In the article we react on a plan by the Dutch minister for Development cooperation and foreign trade, Lillianne Ploumen, to do extra investments in migrant sending developing countries, so that people will invest their ambitions in their own country rather than migrate.
We argue that the plan is based on old misconceptions about the link between migration and development: increased welfare will not stop migration, but will instead lead to more migration.
We argue that in a real development perspective on migration, mobility should be promoted rather than constrained. Only then can migrants potentially contribute to development. We call for the Minister of development cooperation to no longer let her funds be abused for anti-immigration politics, but to engage in the debate with a real development agenda.
The article provoked quite strong reactions among the online readers, who left their comments on the newspaper’s website. Some were constructive and supportive. But the majority of the comments could be divided into three categories of criticism, all of which should be taken serious, and also raise questions.

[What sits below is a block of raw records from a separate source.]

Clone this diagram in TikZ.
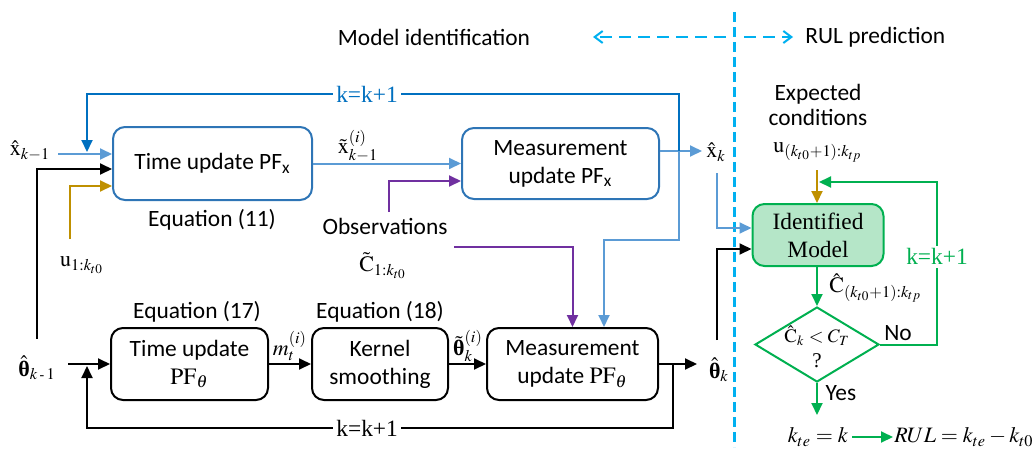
\documentclass[tikz,border=0pt]{standalone}
\usepackage{mathptmx}
\usepackage{fontspec}
\setmainfont{Liberation Serif}
\setsansfont{Carlito}
\usetikzlibrary{arrows.meta,shapes.geometric,calc}
\definecolor{cyanline}{RGB}{0,176,240}
\definecolor{dblue}{RGB}{0,112,192}
\definecolor{lblue}{RGB}{91,155,213}
\definecolor{boxblue}{RGB}{46,117,182}
\definecolor{gold}{RGB}{191,144,0}
\definecolor{obsviolet}{RGB}{112,48,160}
\definecolor{okgreen}{RGB}{0,176,80}
\definecolor{modelfill}{RGB}{181,230,200}
\newcommand{\bth}{\mbox{\normalfont\bfseries θ}}
\newcommand{\kmone}{k\mbox{\scriptsize\,-\,}1}

\begin{document}
\begin{tikzpicture}[x=0.5pt,y=-0.5pt,
  every node/.append style={inner sep=1pt},
  font=\fontsize{11.7}{14}\selectfont,
  sf/.style={font=\sffamily\fontsize{11.7}{14}\selectfont},
  ml/.style={font=\fontsize{11}{13}\selectfont, inner sep=0.5pt},
  box/.style={draw, line width=1pt, rounded corners=6pt, align=center, inner sep=0pt, sf},
  arr/.style={-{Triangle[length=6pt,width=5.5pt]}, line width=1pt},
  barb/.style={cyanline, line width=1pt, dash pattern=on 6pt off 3.5pt,
               -{Straight Barb[length=4pt,width=6pt]}},
  gap/.style={fill=white, inner sep=1.5pt},
]
\useasboundingbox (0,0) rectangle (1035,450);

% divider between the two stages
\draw[cyanline, line width=1.5pt, dash pattern=on 5pt off 2.5pt] (734,12) -- (734,447);

% stage titles
\node[sf] (mid) at (434,37) {Model identification};
\node[sf, anchor=west] (rulp) at (803,37) {RUL prediction};
\coordinate (dL0) at (726,37); \coordinate (dL1) at (593,37);
\coordinate (dR0) at (744,37); \coordinate (dR1) at (793,37);
\draw[barb] (dL0) -- (dL1);
\draw[barb] (dR0) -- (dR1);

% ---- state filter (top row)
\node[box, draw=boxblue, minimum width=99.5pt, minimum height=36.5pt] (tpx) at (212.5,163.5) {Time update PF\textsubscript{x}};
\node[box, draw=boxblue, minimum width=98.5pt, minimum height=35.5pt] (mpx) at (560.5,163.5) {Measurement\\update PF\textsubscript{x}};
\node[sf] (eq11) at (212,220) {Equation (11)};

\node[ml] (xkm1) at (30,151) {$\hat{\mathrm{x}}_{k-1}$};
\node[ml] (u1) at (82,265) {$\mathrm{u}_{1:k_{t0}}$};
\node[ml] (xtil) at (358,146) {$\tilde{\mathrm{x}}^{(i)}_{k-1}$};
\node[sf] (obs) at (385,226) {Observations};
\node[ml] (ctil) at (383,266) {$\tilde{\mathrm{C}}_{1:k_{t0}}$};
\node[ml] (xk) at (716,152) {$\hat{\mathrm{x}}_{k}$};

% ---- parameter filter (bottom row)
\node[box, minimum width=78.5pt, minimum height=36pt] (tpt) at (189.5,364) {Time update\\$\mathrm{PF}_\theta$};
\node[box, minimum width=68pt, minimum height=36pt] (kern) at (380,364) {Kernel\\smoothing};
\node[box, minimum width=85.5pt, minimum height=36pt] (mpt) at (572.5,364) {Measurement\\update $\mathrm{PF}_\theta$};
\node[sf] (eq17) at (197,312) {Equation (17)};
\node[sf] (eq18) at (380,312) {Equation (18)};
\node[ml] (mt) at (290,346) {$m_t^{(i)}$};
\node[ml] (thtil) at (468,346) {$\tilde{\bth}_k^{(i)}$};
\node[ml] (thkm1) at (37,368) {$\hat{\bth}_{\kmone}$};
\node[ml] (thk) at (719,370) {$\hat{\bth}_{k}$};

% ---- prediction stage
\node[draw=okgreen, fill=modelfill, line width=1pt, rounded corners=6pt, align=center,
      inner sep=0pt, minimum width=65.5pt, minimum height=31pt,
      font=\fontsize{11.7}{14}\selectfont] (model) at (818,235) {Identified\\Model};
\node[sf, align=center, font=\sffamily\fontsize{11.7}{12.5}\selectfont] (exp) at (818,105) {Expected\\conditions};
\node[ml] (ufut) at (818,152) {$\mathrm{u}_{(k_{t0}+1):k_{tp}}$};
\node[ml, anchor=west] (cfut) at (828,288) {$\hat{\mathrm{C}}_{(k_{t0}+1):k_{tp}}$};
\node[diamond, draw=okgreen, line width=1pt, minimum width=62pt, minimum height=37.5pt, inner sep=0pt] (dia) at (817,344.5) {};
\node[font=\fontsize{9.5}{11}\selectfont, inner sep=0pt] (cond) at (817,336) {$\hat{\mathrm{C}}_k < C_T$};
\node[font=\fontsize{10.5}{12}\selectfont, inner sep=0pt] (qm) at (817,361) {?};
\node[sf] (no) at (898,333) {No};
\node[sf] (yes) at (841,393) {Yes};
\node[ml] (kte) at (818,437) {$k_{te}=k$};
\node[ml, anchor=west] (rul) at (893,437) {$RUL = k_{te} - k_{t0}$};

% ---- connectors, top row
\coordinate (xin) at (58,154);
\draw[arr, lblue] (xin) -- (xin -| tpx.west);
\draw[arr] ([yshift=8pt]thkm1.north) |- ([yshift=-2.75pt]tpx.west);
\coordinate (uin) at (70,239);
\draw[arr, gold] (uin) |- ([yshift=-11.25pt]tpx.west);
\draw[arr, lblue] (tpx) -- (mpx);
\coordinate (pobs) at (389,212);
\draw[arr, obsviolet] (pobs) |- ([yshift=-8.75pt]mpx.west);

\coordinate (br) at (679,151);
\coordinate (xktip) at (702,151);
\draw[arr, lblue] (mpx.east |- br) -- (xktip);
\coordinate (topR) at (679,94);
\coordinate (topL) at (87,94);
\draw[arr, dblue] (br) -- (topR) -- node[gap, pos=0.527, text=dblue] (kk1) {k=k+1} (topL) -- ([yshift=1pt]topL |- xin);
\coordinate (lbA) at (679,240);
\draw[arr, lblue] (br) -- (lbA) -| ([xshift=15.75pt]mpt.north);
\coordinate (pobs2) at (454,247);
\draw[arr, obsviolet] (pobs2) -| (mpt.north);

% ---- connectors, bottom row
\coordinate (thin) at (68,364);
\draw[arr] (thin) -- (tpt.west);
\draw[arr] (tpt) -- (kern);
\draw[arr] (kern) -- (mpt);
\coordinate (thtip) at (697,364);
\draw[arr] (mpt.east) -- (thtip);
\coordinate (bb) at (673,364);
\coordinate (botR) at (673,428);
\coordinate (botL) at (87,428);
\draw[arr] (bb) -- (botR) -- node[gap, pos=0.522] (kk2) {k=k+1} (botL) -- ([yshift=-1pt]botL |- thin);

% ---- connectors, prediction stage
\coordinate (xkd) at (717,173);
\draw[arr, lblue] (xkd) |- ([yshift=3.5pt]model.west);
\coordinate (thkup) at (717,340);
\draw[arr] (thkup) |- ([yshift=-7pt]model.west);
\coordinate (uup) at (817,170);
\draw[arr, gold] (uup) -- (uup |- model.north);
\draw[arr, okgreen] (model.south -| dia.north) -- (dia.north);
\coordinate (gR1) at (937,344.5);
\coordinate (gR2) at (937,182);
\coordinate (gTip) at (819,182);
\draw[arr, okgreen] (dia.east) -- (gR1) -- node[gap, pos=0.54, text=okgreen] (kk3) {k=k+1} (gR2) -- (gTip);
\coordinate (yend) at (817,415);
\draw[arr, okgreen] (dia.south) -- (yend);
\coordinate (ka0) at (852,437);
\draw[arr, okgreen] (ka0) -- (rul.west);
\end{tikzpicture}
\end{document}
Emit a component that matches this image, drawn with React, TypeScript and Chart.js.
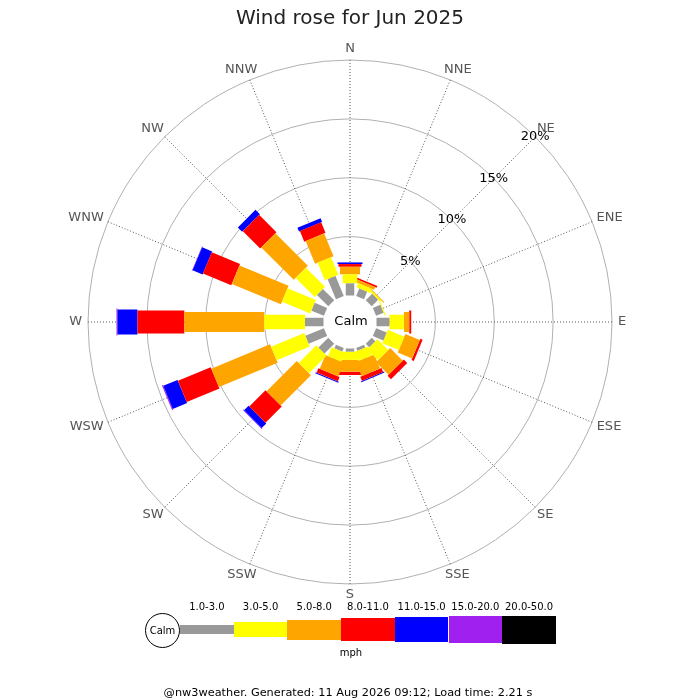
import React, { useEffect, useRef } from 'react';
import { Chart, registerables, PolarAreaController, ArcElement } from 'chart.js';

// ---------------- data ----------------
const directions = ['N', 'NNE', 'NE', 'ENE', 'E', 'ESE', 'SE', 'SSE', 'S', 'SSW', 'SW', 'WSW', 'W', 'WNW', 'NW', 'NNW'];
const speedBands = ['1.0-3.0', '3.0-5.0', '5.0-8.0', '8.0-11.0', '11.0-15.0', '15.0-20.0', '20.0-50.0'];

// percentage of time per direction (N, NNE, ... NNW) for each speed band
const band1to3 = [1.03, 0.68, 0.77, 0.68, 1.10, 0.97, 0.43, 0.25, 0.27, 0.32, 1.17, 1.70, 1.57, 1.14, 1.36, 1.84];
const band3to5 = [0.77, 0.38, 0.15, 0.10, 1.23, 1.52, 1.30, 0.83, 0.70, 0.82, 2.12, 3.05, 3.47, 2.61, 2.30, 1.61];
const band5to8 = [0.64, 0.25, 0.08, 0, 0.45, 1.32, 1.51, 1.30, 1.00, 1.27, 3.63, 5.40, 6.78, 4.51, 3.90, 2.09];
const band8to11 = [0.23, 0.15, 0, 0, 0.17, 0.21, 0.41, 0.37, 0.28, 0.39, 1.95, 3.01, 3.98, 2.60, 2.08, 0.97];
const band11to15 = [0.14, 0, 0, 0, 0, 0, 0, 0.09, 0, 0.10, 0.55, 1.32, 1.70, 0.92, 0.52, 0.34];
const band15to20 = [0, 0, 0, 0, 0, 0, 0, 0, 0, 0, 0.05, 0.09, 0.08, 0.04, 0, 0];
const band20to50 = [0, 0, 0, 0, 0, 0, 0, 0, 0, 0, 0, 0, 0, 0, 0, 0];
const seriesValues = [band1to3, band3to5, band5to8, band8to11, band11to15, band15to20, band20to50];

const rTicks = [5, 10, 15, 20];
const rMax = 20;
const rMin = -2.25; // room for the calm circle: 0% sits on its edge

const titleText = 'Wind rose for Jun 2025';
const calmText = 'Calm';
const unitText = 'mph';
const footerText = '@nw3weather. Generated: 11 Aug 2026 09:12; Load time: 2.21 s';

// ---------------- styles ----------------
const FONT = "'DejaVu Sans', sans-serif";
const bandColors = ['#999999', '#ffff00', '#ffa500', '#ff0000', '#0000ff', '#a020f0', '#000000'];
const bandThickness = [8.5, 14.5, 20, 23, 25, 27, 28];

// ---------------- custom Chart.js pieces ----------------
class WindBarElement extends ArcElement {
  static id = 'windBar';
  static defaults = { barWidth: 10, borderWidth: 0 };
  draw(ctx: CanvasRenderingContext2D) {
    const self: any = this;
    const { x, y, startAngle, endAngle, innerRadius, outerRadius } = self;
    const o = self.options;
    const len = outerRadius - innerRadius;
    if (!(len > 0)) return;
    const a = (startAngle + endAngle) / 2;
    ctx.save();
    ctx.translate(x, y);
    ctx.rotate(a);
    ctx.fillStyle = o.backgroundColor;
    ctx.fillRect(innerRadius, -o.barWidth / 2, len, o.barWidth);
    ctx.restore();
  }
}

class WindRoseController extends PolarAreaController {
  static id = 'windRose';
  static defaults = { dataElementType: 'windBar' };
  updateElement(element: any, index: number, properties: any, mode: any) {
    const self: any = this;
    if (properties && properties.outerRadius !== undefined && index !== undefined) {
      const scale = self._cachedMeta.rScale;
      const datasets = self.chart.data.datasets;
      const dsIndex = self.index;
      let base = 0;
      for (let j = 0; j < dsIndex; j++) base += Number(datasets[j].data[index]) || 0;
      const value = Number(datasets[dsIndex].data[index]) || 0;
      const centre = scale.getIndexAngle(index) - Math.PI / 2;
      const half = Math.PI / 64;
      properties.innerRadius = scale.getDistanceFromCenterForValue(base);
      properties.outerRadius = scale.getDistanceFromCenterForValue(base + value);
      properties.startAngle = centre - half;
      properties.endAngle = centre + half;
    }
    super.updateElement(element, index, properties, mode);
  }
}

Chart.register(...registerables, WindBarElement, WindRoseController);

const decorPlugin = {
  id: 'windRoseDecor',
  beforeDatasetsDraw(chart: any) {
    const s = chart.scales.r;
    const ctx = chart.ctx;
    const r0 = s.getDistanceFromCenterForValue(0);
    ctx.save();
    ctx.beginPath();
    ctx.arc(s.xCenter, s.yCenter, r0, 0, Math.PI * 2);
    ctx.fillStyle = '#ffffff';
    ctx.fill();
    ctx.restore();
  },
  afterDatasetsDraw(chart: any) {
    const s = chart.scales.r;
    const ctx = chart.ctx;
    ctx.save();
    ctx.font = `13px ${FONT}`;
    ctx.textAlign = 'center';
    ctx.textBaseline = 'middle';
    ctx.fillStyle = '#000000';
    ctx.fillText(calmText, s.xCenter + 1, s.yCenter);
    // compass point labels
    ctx.fillStyle = '#555555';
    (chart.data.labels as string[]).forEach((lab, i) => {
      const ang = s.getIndexAngle(i);
      const w = ctx.measureText(lab).width;
      const p = s.getPointPosition(i, s.drawingArea + 6);
      const px = p.x + Math.sin(ang) * w / 2;
      const py = p.y - Math.cos(ang) * 5;
      ctx.fillText(lab, px, py);
    });
    // radial tick labels along NE
    ctx.fillStyle = '#000000';
    rTicks.forEach((v) => {
      const p = s.getPointPosition(2, s.getDistanceFromCenterForValue(v));
      ctx.fillText(v + '%', p.x, p.y);
    });
    ctx.restore();
  },
};

export default function App() {
  const ref = useRef<HTMLCanvasElement | null>(null);

  useEffect(() => {
    if (!ref.current) return;
    const chart = new Chart(ref.current, {
      type: 'windRose' as any,
      data: {
        labels: directions,
        datasets: seriesValues.map((vals, k) => ({
          label: speedBands[k],
          data: vals,
          backgroundColor: bandColors[k],
          barWidth: bandThickness[k],
          borderWidth: 0,
        })) as any,
      },
      options: {
        responsive: false,
        animation: false,
        events: [],
        layout: { padding: { left: 88, right: 88, top: 0, bottom: 116 } },
        plugins: {
          legend: { display: false },
          tooltip: { enabled: false },
          title: {
            display: true,
            text: titleText,
            color: '#222222',
            font: { family: FONT, size: 20, weight: 'normal' },
            padding: { top: 7, bottom: 29 },
          },
        },
        scales: {
          r: {
            type: 'radialLinear',
            min: rMin,
            max: rMax,
            startAngle: 0,
            ticks: { display: false },
            afterBuildTicks: (s: any) => {
              s.ticks = rTicks.map((v) => ({ value: v }));
            },
            grid: { display: true, circular: true, color: '#b0b0b0', lineWidth: 1 },
            angleLines: { display: true, color: '#555555', lineWidth: 1, borderDash: [1, 2] },
            pointLabels: { display: false },
          },
        },
      } as any,
      plugins: [decorPlugin],
    });
    return () => chart.destroy();
  }, []);

  const legendLeft = 180;
  const legendStep = 53.7;
  const legendMid = 629.5;

  return (
    <div style={{ position: 'absolute', left: 0, top: 0, width: 700, height: 700, background: '#ffffff', fontFamily: FONT, color: '#000' }}>
      <canvas ref={ref} width={700} height={700} style={{ display: 'block', width: 700, height: 700 }} />
      {speedBands.map((b, i) => (
        <React.Fragment key={b}>
          <div
            style={{
              position: 'absolute',
              left: legendLeft + i * legendStep,
              width: legendStep,
              top: legendMid - bandThickness[i] / 2,
              height: bandThickness[i],
              background: bandColors[i],
            }}
          />
          <div
            style={{
              position: 'absolute',
              left: legendLeft + i * legendStep + legendStep / 2,
              top: 607,
              transform: 'translate(-50%, -50%)',
              fontSize: 10,
              lineHeight: 1,
              whiteSpace: 'nowrap',
            }}
          >
            {b}
          </div>
        </React.Fragment>
      ))}
      <div
        style={{
          position: 'absolute',
          left: 145,
          top: 612.5,
          width: 35,
          height: 35,
          boxSizing: 'border-box',
          border: '1px solid #000',
          borderRadius: '50%',
          background: '#fff',
          display: 'flex',
          alignItems: 'center',
          justifyContent: 'center',
          fontSize: 10,
        }}
      >
        {calmText}
      </div>
      <div style={{ position: 'absolute', left: 351, top: 653, transform: 'translate(-50%, -50%)', fontSize: 10, lineHeight: 1 }}>
        {unitText}
      </div>
      <div style={{ position: 'absolute', left: 348, top: 693, transform: 'translate(-50%, -50%)', fontSize: 11.3, lineHeight: 1, whiteSpace: 'nowrap' }}>
        {footerText}
      </div>
    </div>
  );
}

The first type of reaction protested against the idea of increased possibilities for mobility. They argued that more migrants will strain the labour market and the welfare state. In the global picture, migrants often help an economy to thrive. Moreover, more mobility also means that migrants may travel back and forth more easily, and therefore choose to move on if they cannot find a job. Nevertheless, individual people may lose, or fear to lose, their jobs in favour of a migrant. This is an important reason for anti-immigration sentiments and should therefore be taken seriously. But how can we address these feelings in a nuanced way?
The second type of reaction objected to the idea that migrants could contribute to development, arguing that Africans have not been able to ‘do things right in their own country’, as they are stupid, lazy and greedy. This shows that outright racism, the stigmatization of people based on stereotypes of their background, is still persistent. But how can we counter racism in an effective way?
The third type of reaction was against the researchers themselves, arguing that this was ‘another message from the ivory tower’, unrealistic and naive, and all of that paid for by the tax payers. I would argue I saw more dust and sweat than ivory in Afghanistan, Iraq, Rwanda or Burundi, to name a few countries where I did fieldwork: our arguments are based on research, not highbrow thought experiments. Being paid out of public money, we do have a responsibility to do relevant research and to make outcomes accessible. However, this does not mean that research is only relevant if you agree with the conclusions. But how can we convince someone of a message they don’t like to hear?
Last, a discussion emerged between those in favour and those critical of the argumentation of the article. Although online reactions that are in favour of an article are often rare, and risk to be ridiculed, it is of great value that a diversity of voices can be heard. But how to encourage people to engage in this scary form of interaction?
A newspaper article to address politicians leads to an online discussion by a wider audience, which in turn leads to reflections on how to respond to the concerns of this audience. A great example of how research, policy and public opinion can interact in a continuous process.